En ciencia e investigación contemporánea los investigadores tienen que reivindicar la objetividad, una posición imposible y propia de un dios (ser más que) que estuviera flotando en el espacio vacío y observara el territorio sin formar parte de él. Es una ilusión de omnisciencia que en la física cuántica ha chocado con algunos obstáculos. Por mucho que nos esforcemos por tratar de aislarnos de la realidad, esta siempre produce efectos sobre el observador, pues la realidad cambia en función de nuestro punto de vista. Los científicos lo llaman “principio de incertidumbre”.

Soy un novato en cuestiones de física, pero lo que entiendo es que cuando estamos buscando la ubicación de una mota subatómica esta se comporta como una partícula y cuando tratamos de ponderar su movimiento se convierte en una onda. Por lo tanto, su realidad física cambia en función de lo que estemos buscando. Lo que popularmente se suele responder a esto ha sido: “Si puedo cambiar la realidad con mi mente, quiero que el universo me haga llegar un Lamborghini”.

“No es así como funciona”, escucho cuando converso con Percy Paul, un aborigen australiano y físico teórico del Instituto Perimeter de Canadá. Parece que tiene la sensación de que las complicadas ecuaciones de la incertidumbre ejercen poca influencia sobre la realidad que vive como indígena. Mientras escucho su explicación sobre su forma de ser y de comprender el universo trato de adoptar su punto de vista: empiezo a imaginar que un electrón genera un campo de probabilidades para su potencial ubicación en un momento dado y que no se le puede asignar una única posición en el tiempo lineal; parece como si formara una especie de playa en la que cada grano de arena fuera una de sus posibles ubicaciones. Esto me sugiere que la realidad tangible solo existe desobedeciendo al tiempo lineal.

Me siento un poco tonto sugiriéndole esta idea, así que mi ego nos impide hilar más conversaciones sobre la cuestión.

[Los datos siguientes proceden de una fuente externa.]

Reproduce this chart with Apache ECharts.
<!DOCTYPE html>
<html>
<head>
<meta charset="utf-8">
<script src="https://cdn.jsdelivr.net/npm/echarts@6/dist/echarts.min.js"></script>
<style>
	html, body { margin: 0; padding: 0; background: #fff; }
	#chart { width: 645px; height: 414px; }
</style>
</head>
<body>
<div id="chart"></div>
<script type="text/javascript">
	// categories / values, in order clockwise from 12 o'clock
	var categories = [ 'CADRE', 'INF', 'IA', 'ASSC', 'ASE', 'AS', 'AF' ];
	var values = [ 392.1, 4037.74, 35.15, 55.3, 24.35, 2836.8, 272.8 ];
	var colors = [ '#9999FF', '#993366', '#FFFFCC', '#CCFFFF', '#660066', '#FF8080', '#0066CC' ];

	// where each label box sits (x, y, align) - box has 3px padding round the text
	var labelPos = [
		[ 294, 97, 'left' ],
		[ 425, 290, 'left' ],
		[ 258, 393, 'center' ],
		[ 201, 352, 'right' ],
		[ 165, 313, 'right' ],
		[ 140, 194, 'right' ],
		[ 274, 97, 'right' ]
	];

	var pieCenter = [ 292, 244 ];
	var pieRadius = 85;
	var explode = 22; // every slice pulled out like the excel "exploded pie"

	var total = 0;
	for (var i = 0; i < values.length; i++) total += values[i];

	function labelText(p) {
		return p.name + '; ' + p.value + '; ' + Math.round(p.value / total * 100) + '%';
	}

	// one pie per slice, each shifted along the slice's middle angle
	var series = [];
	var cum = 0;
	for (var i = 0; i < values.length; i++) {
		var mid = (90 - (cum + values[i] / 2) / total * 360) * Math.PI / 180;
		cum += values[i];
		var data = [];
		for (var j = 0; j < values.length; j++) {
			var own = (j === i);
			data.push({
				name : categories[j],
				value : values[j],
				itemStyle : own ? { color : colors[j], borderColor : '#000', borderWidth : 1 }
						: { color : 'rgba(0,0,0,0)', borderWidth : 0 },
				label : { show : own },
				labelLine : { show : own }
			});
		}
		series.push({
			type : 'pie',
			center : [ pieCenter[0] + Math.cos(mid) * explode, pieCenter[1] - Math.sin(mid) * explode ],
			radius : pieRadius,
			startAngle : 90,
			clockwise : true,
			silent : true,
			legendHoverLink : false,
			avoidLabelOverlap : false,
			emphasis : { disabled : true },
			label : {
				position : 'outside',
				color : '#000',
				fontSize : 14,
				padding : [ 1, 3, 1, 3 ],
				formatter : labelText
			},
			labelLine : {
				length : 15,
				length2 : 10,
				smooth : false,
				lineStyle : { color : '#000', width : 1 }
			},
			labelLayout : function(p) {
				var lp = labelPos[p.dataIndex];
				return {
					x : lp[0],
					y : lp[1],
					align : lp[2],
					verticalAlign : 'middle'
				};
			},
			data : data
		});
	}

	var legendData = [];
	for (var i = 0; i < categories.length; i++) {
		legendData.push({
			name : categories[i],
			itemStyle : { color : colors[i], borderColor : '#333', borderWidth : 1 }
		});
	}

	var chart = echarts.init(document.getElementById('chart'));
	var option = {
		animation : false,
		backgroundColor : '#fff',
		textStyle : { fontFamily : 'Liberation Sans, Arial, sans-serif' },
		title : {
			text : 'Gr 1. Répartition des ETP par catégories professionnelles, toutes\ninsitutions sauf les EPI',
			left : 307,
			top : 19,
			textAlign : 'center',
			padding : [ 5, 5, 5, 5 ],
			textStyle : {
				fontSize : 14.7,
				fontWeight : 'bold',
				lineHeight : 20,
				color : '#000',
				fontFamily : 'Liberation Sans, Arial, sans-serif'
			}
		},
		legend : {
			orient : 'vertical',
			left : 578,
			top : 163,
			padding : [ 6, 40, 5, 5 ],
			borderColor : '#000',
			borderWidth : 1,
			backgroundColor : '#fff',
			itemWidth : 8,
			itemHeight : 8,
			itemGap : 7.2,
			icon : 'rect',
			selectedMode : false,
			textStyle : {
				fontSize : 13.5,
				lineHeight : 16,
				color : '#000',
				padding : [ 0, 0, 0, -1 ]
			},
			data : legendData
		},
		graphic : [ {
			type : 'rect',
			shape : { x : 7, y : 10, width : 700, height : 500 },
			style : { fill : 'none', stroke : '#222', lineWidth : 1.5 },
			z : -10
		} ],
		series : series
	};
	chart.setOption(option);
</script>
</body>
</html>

Los egos siempre se interponen en el camino de una buena conversación. En lugar de hablar de eso, hablamos del primer y el segundo principio de la termodinámica y él me comunica algunas ideas asombrosas, pero nuestras sendas de pensamiento divergen enseguida; la conversación se acaba y no conseguimos recuperarla. En el mundo indígena no podemos obligar a las personas a que nos transmitan conocimiento: sencillamente aceptamos lo que ellos creen que estamos preparados para recibir. Por lo general, los custodios del conocimiento se apartan cuando ven narcisismo en nosotros. Y yo sé que he abordado esta conversación con la actitud equivocada. Aun así, recojo agradecido las semillas que me brinda.

Mis conversaciones con Percy me llevan a revisitar al gato de Schrödinger, que parece ser el mejor modo de ayudar a comprender el principio de incertidumbre a los no iniciados. Según este célebre experimento mental, imaginemos que envenenamos a un gato y lo metemos en una caja. No sabemos si el gato estará ya muerto porque no podemos verlo, así que en ese momento el gato está al mismo tiempo vivo y muerto. El acto de observar respirar al gato significaría que está vivo y el acto de ver sus ojos hieráticos sin mirada en una máscara de agonía y pánico significaría que está muerto. Dios mío.

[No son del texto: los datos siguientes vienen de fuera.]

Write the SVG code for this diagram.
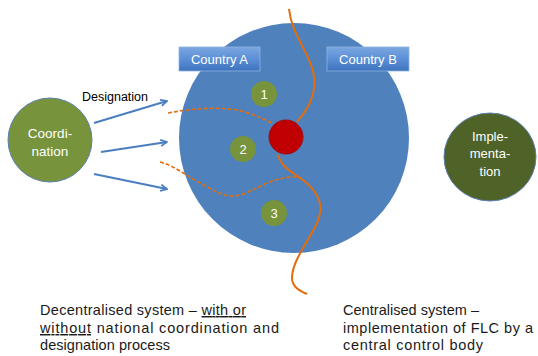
<svg xmlns="http://www.w3.org/2000/svg" width="538" height="356" viewBox="0 0 538 356">
<defs>
<linearGradient id="boxg" x1="0" y1="0" x2="0" y2="1">
<stop offset="0" stop-color="#7BA7E0"/>
<stop offset="0.5" stop-color="#5B8FD6"/>
<stop offset="1" stop-color="#3F73BF"/>
</linearGradient>
<marker id="arr" viewBox="0 0 10 10" refX="9" refY="5" markerWidth="4" markerHeight="4" orient="auto" markerUnits="strokeWidth">
<path d="M1,1 L9,5 L1,9" fill="none" stroke="#4A7EC0" stroke-width="2.2"/>
</marker>
</defs>
<style>
.lbl{font-family:"Liberation Sans",Arial,sans-serif;fill:#fff;text-anchor:middle}
.txt{font-family:"Liberation Sans",Arial,sans-serif;font-size:14.5px;fill:#1a1a1a}
.green{fill:#77933C}
.conn{fill:none;stroke:#4A7EC0;stroke-width:2}
.border{fill:none;stroke:#E46C0A;stroke-width:2}
.dash{fill:none;stroke:#E46C0A;stroke-width:1.6;stroke-dasharray:4 2}
</style>
<rect width="538" height="356" fill="#fff"/>
<g id="bigcircle"><circle cx="294" cy="138" r="115" fill="#4F81BD"/></g>
<g id="countryA"><rect x="179" y="47" width="81" height="24" fill="url(#boxg)" stroke="#8DB3E2" stroke-width="0.8"/><text class="lbl" x="219.5" y="64" font-size="13">Country A</text></g>
<g id="countryB"><rect x="327" y="47" width="82" height="24" fill="url(#boxg)" stroke="#8DB3E2" stroke-width="0.8"/><text class="lbl" x="368" y="64" font-size="13">Country B</text></g>
<g id="borders">
<path class="border" d="M289,9 C292,40 318,60 314,88 C312,105 302,115 297,122"/>
<path class="border" d="M278,155 C282,168 292,172 303,180 C318,192 326,205 316,225 C306,245 292,262 292,278 C292,287 300,291 307,294"/>
<path class="dash" d="M168,113 C195,108 225,106 245,112 C258,116 266,120 272,123"/>
<path class="dash" d="M160,162 C175,166 185,175 200,183 C215,191 225,199 240,195 C255,191 268,179 290,177 C295,177 298,177 300,178"/>
</g>
<g id="center"><circle cx="286" cy="137" r="17" fill="#C00000" stroke="#A00000" stroke-width="0.8"/></g>
<g id="n1"><circle class="green" cx="264" cy="94" r="13"/><text class="lbl" x="264" y="99" font-size="13">1</text></g>
<g id="n2"><circle class="green" cx="243" cy="149" r="13"/><text class="lbl" x="243" y="154" font-size="13">2</text></g>
<g id="n3"><circle class="green" cx="274" cy="213" r="13"/><text class="lbl" x="274" y="218" font-size="13">3</text></g>
<g id="coordination"><circle cx="50" cy="140" r="42" fill="#77933C" stroke="#5B7FB0" stroke-width="1"/><text class="lbl" x="50" y="138" font-size="13.5">Coordi-</text><text class="lbl" x="50" y="156" font-size="13.5">nation</text></g>
<g id="implementation"><ellipse cx="490" cy="157" rx="46" ry="44" fill="#4F6228" stroke="#5B7FB0" stroke-width="1"/><text class="lbl" x="490" y="141" font-size="13">Imple-</text><text class="lbl" x="490" y="158" font-size="13">menta-</text><text class="lbl" x="490" y="176" font-size="13">tion</text></g>
<g id="connectors">
<line class="conn" x1="94" y1="123" x2="167" y2="101" marker-end="url(#arr)"/>
<line class="conn" x1="101" y1="152" x2="167" y2="142" marker-end="url(#arr)"/>
<line class="conn" x1="94" y1="174" x2="167" y2="189" marker-end="url(#arr)"/>
<text x="115" y="101" font-family="Liberation Sans,Arial,sans-serif" font-size="12.5" fill="#000" text-anchor="middle">Designation</text>
</g>
<g id="captions">
<text class="txt" x="40" y="315" textLength="206" lengthAdjust="spacing">Decentralised system – <tspan text-decoration="underline">with or</tspan></text>
<text class="txt" x="40" y="333" textLength="239" lengthAdjust="spacing"><tspan text-decoration="underline">without</tspan> national coordination and</text>
<text class="txt" x="40" y="350" textLength="130" lengthAdjust="spacing">designation process</text>
<text class="txt" x="343" y="315" textLength="136" lengthAdjust="spacing">Centralised system –</text>
<text class="txt" x="343" y="333" textLength="190" lengthAdjust="spacing">implementation of FLC by a</text>
<text class="txt" x="343" y="350" textLength="140" lengthAdjust="spacing">central control body</text>
</g>
</svg>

Desde el punto de vista de la cosmología aborigen el problema de la incertidumbre se resuelve cuando reconocemos que somos parte del territorio y aceptamos nuestra subjetividad. Si queremos saber qué hay tan malo en la caja, bebamos el veneno y metámonos en ella. Después de mis conversaciones con Percy empiezo a ver que el principio de incertidumbre no es una ley, sino una expresión de frustración por la imposibilidad de alcanzar esa objetividad científica propia de un dios.